(Source code of charts)

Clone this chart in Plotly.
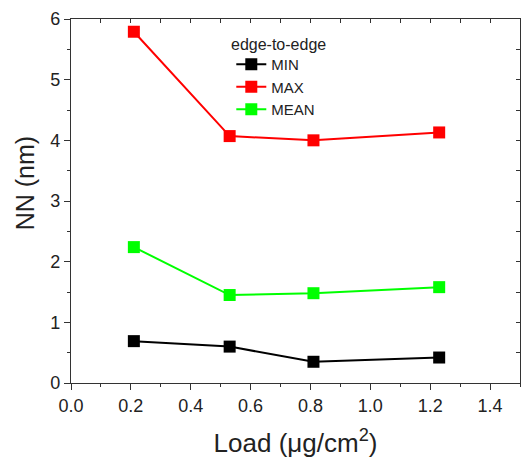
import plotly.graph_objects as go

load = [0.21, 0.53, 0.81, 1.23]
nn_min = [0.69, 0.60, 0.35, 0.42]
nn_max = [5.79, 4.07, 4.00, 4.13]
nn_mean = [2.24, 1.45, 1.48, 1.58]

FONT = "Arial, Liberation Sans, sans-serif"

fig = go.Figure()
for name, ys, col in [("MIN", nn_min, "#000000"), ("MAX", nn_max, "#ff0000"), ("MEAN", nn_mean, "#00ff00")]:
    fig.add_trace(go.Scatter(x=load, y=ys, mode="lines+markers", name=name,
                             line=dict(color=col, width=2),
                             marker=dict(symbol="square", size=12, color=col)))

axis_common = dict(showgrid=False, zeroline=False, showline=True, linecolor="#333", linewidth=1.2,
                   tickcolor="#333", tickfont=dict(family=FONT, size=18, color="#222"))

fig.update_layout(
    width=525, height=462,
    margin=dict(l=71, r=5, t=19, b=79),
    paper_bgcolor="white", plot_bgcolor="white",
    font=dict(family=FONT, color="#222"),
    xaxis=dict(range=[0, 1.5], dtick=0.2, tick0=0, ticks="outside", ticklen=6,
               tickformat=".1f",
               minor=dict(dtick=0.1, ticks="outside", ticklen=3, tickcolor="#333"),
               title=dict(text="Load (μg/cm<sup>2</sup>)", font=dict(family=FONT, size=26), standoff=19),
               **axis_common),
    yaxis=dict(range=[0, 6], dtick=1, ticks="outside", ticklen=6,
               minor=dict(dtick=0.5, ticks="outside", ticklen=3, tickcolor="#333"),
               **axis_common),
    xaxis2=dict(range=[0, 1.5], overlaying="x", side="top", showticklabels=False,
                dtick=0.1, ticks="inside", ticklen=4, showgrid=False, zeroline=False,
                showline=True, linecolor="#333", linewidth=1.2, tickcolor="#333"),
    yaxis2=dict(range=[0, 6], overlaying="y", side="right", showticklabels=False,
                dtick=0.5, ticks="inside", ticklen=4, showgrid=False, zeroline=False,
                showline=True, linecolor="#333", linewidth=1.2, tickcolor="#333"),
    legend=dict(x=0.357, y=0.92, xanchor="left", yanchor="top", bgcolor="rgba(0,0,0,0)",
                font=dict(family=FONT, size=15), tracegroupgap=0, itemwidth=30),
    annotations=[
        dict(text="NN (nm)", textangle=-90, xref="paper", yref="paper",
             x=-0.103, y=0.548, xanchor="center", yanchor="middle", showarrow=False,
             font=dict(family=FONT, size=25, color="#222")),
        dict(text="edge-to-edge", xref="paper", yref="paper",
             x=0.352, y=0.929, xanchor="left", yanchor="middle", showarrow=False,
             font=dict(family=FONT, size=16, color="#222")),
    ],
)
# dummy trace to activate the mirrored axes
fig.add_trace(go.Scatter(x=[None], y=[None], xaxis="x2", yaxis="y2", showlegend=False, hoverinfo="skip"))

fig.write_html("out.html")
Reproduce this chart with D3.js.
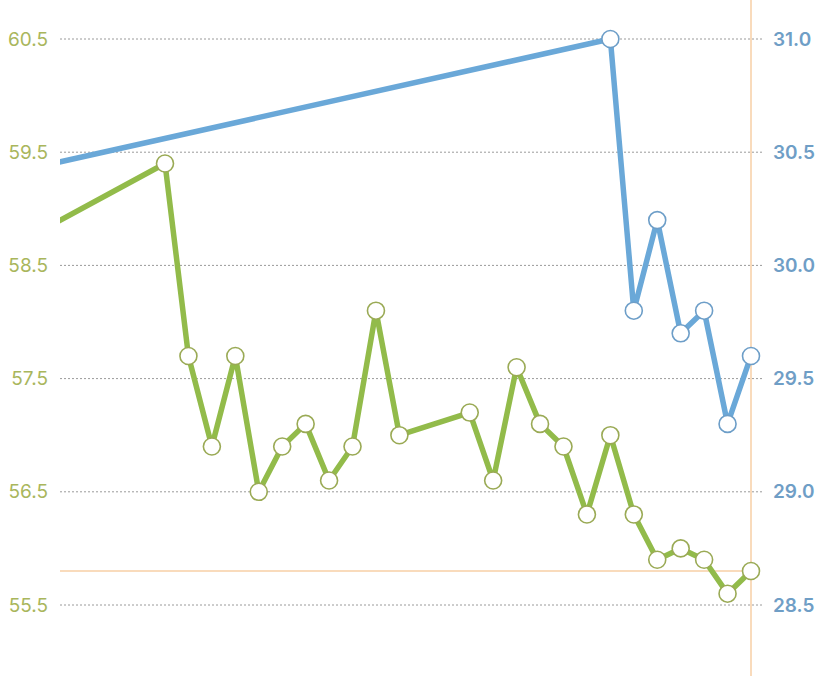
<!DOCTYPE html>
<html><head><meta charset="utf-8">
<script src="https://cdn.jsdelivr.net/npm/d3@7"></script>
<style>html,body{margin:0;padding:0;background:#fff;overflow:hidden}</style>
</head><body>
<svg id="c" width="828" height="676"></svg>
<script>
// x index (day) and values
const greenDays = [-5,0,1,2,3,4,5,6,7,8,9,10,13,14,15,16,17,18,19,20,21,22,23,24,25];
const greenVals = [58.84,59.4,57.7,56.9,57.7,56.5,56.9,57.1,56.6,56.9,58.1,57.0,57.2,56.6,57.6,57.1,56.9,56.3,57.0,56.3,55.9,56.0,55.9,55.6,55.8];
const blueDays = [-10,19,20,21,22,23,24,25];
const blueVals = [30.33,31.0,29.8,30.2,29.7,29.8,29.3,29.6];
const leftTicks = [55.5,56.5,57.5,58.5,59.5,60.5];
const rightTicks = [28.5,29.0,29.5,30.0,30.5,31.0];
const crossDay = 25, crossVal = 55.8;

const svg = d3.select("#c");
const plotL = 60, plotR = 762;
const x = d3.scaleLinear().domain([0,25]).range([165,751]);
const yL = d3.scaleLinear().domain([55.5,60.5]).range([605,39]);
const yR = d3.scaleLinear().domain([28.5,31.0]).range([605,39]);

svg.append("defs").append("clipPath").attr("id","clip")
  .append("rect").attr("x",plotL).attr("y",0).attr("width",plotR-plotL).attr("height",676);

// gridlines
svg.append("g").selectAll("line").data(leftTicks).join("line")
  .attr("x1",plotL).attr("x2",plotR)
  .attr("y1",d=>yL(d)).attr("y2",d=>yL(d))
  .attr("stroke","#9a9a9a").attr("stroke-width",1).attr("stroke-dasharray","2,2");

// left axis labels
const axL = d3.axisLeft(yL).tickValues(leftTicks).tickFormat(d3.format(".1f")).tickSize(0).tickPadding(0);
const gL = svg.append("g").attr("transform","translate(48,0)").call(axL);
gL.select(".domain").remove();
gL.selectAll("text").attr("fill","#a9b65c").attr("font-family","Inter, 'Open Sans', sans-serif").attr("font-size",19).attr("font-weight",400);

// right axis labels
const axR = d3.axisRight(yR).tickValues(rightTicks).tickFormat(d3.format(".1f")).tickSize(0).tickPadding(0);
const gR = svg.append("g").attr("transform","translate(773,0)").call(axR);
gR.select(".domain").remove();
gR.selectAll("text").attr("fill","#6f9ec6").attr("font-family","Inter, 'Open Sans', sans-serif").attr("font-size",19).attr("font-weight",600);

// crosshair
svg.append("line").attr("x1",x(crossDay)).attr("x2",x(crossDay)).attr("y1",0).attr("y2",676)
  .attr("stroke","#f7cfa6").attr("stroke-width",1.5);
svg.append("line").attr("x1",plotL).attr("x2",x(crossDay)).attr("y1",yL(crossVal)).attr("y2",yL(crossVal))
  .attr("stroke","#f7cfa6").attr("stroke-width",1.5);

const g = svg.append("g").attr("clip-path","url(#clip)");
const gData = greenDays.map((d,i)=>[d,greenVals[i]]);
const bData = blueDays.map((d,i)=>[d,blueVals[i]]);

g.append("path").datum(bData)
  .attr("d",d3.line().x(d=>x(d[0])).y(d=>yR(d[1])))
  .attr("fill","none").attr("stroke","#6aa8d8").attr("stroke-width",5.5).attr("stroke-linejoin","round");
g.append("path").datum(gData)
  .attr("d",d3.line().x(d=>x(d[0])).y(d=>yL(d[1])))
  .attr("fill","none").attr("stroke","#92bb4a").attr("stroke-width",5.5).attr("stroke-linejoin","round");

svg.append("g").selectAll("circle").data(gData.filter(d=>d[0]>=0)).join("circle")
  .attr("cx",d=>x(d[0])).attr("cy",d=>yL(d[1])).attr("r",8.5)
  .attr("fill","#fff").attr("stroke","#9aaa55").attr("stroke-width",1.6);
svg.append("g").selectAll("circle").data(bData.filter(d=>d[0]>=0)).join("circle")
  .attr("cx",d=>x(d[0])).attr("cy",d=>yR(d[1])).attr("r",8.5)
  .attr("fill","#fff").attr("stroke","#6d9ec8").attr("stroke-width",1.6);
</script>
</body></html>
--
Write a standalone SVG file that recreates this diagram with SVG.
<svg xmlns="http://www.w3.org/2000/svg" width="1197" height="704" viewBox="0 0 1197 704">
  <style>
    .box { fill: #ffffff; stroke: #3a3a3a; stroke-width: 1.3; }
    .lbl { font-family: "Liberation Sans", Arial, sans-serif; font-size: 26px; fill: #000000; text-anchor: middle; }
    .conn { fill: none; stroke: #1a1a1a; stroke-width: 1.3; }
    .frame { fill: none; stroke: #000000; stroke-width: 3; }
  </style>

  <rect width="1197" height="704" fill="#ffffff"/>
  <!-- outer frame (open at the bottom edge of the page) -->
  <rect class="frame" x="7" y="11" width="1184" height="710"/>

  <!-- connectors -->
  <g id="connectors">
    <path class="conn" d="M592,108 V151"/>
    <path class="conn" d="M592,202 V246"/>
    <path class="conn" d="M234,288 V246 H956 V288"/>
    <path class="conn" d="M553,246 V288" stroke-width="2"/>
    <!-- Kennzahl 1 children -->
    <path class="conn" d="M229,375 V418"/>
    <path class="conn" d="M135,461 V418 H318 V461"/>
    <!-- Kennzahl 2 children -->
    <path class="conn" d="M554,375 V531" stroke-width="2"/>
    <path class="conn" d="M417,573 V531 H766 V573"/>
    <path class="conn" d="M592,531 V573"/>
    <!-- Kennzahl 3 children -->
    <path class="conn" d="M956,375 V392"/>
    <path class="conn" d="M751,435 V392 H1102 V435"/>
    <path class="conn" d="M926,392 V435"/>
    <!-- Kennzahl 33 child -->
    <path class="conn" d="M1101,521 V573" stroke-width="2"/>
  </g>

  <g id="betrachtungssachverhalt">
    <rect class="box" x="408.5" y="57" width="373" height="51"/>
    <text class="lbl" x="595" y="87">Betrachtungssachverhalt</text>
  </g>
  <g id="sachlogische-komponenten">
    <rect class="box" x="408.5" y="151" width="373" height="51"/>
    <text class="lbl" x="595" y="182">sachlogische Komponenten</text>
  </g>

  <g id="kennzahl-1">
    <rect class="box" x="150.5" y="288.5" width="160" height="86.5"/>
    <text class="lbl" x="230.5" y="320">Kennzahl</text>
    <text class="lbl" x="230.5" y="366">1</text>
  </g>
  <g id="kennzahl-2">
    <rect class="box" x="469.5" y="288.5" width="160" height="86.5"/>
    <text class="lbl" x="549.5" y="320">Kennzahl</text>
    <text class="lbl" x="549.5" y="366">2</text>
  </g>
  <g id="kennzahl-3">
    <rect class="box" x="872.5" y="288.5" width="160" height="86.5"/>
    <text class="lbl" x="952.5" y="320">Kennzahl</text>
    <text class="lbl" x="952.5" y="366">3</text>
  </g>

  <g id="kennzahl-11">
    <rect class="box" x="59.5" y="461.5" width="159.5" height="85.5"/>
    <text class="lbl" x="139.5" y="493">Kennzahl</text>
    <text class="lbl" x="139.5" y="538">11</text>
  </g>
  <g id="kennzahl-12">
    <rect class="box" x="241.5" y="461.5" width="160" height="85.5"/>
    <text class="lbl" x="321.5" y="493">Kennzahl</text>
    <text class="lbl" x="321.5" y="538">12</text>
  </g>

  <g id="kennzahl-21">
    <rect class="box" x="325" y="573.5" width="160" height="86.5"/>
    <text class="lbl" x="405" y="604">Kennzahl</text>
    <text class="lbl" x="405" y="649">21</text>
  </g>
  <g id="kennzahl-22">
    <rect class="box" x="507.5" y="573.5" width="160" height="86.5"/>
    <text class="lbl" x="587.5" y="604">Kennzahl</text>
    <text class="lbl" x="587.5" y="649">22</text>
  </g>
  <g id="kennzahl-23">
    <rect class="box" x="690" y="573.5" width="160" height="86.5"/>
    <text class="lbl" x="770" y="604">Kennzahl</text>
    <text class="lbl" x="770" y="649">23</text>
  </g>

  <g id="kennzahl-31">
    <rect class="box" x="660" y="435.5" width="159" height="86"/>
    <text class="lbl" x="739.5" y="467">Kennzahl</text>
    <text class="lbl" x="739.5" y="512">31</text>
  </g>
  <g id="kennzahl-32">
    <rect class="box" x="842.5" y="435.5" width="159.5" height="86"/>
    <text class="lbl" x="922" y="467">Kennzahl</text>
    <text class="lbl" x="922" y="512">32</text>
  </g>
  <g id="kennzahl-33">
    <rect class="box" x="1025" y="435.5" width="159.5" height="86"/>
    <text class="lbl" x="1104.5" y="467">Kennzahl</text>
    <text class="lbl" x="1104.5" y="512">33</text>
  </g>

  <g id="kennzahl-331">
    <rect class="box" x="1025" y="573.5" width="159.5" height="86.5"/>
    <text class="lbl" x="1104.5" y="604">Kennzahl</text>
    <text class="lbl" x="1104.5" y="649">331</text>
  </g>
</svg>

▶ _Exercise goal_: Copy out each line of the entries that holds "with".

▶ _Solved exercise_:
Reproduce this chart with D3.js.
Write a standalone SVG file that recreates this diagram with SVG.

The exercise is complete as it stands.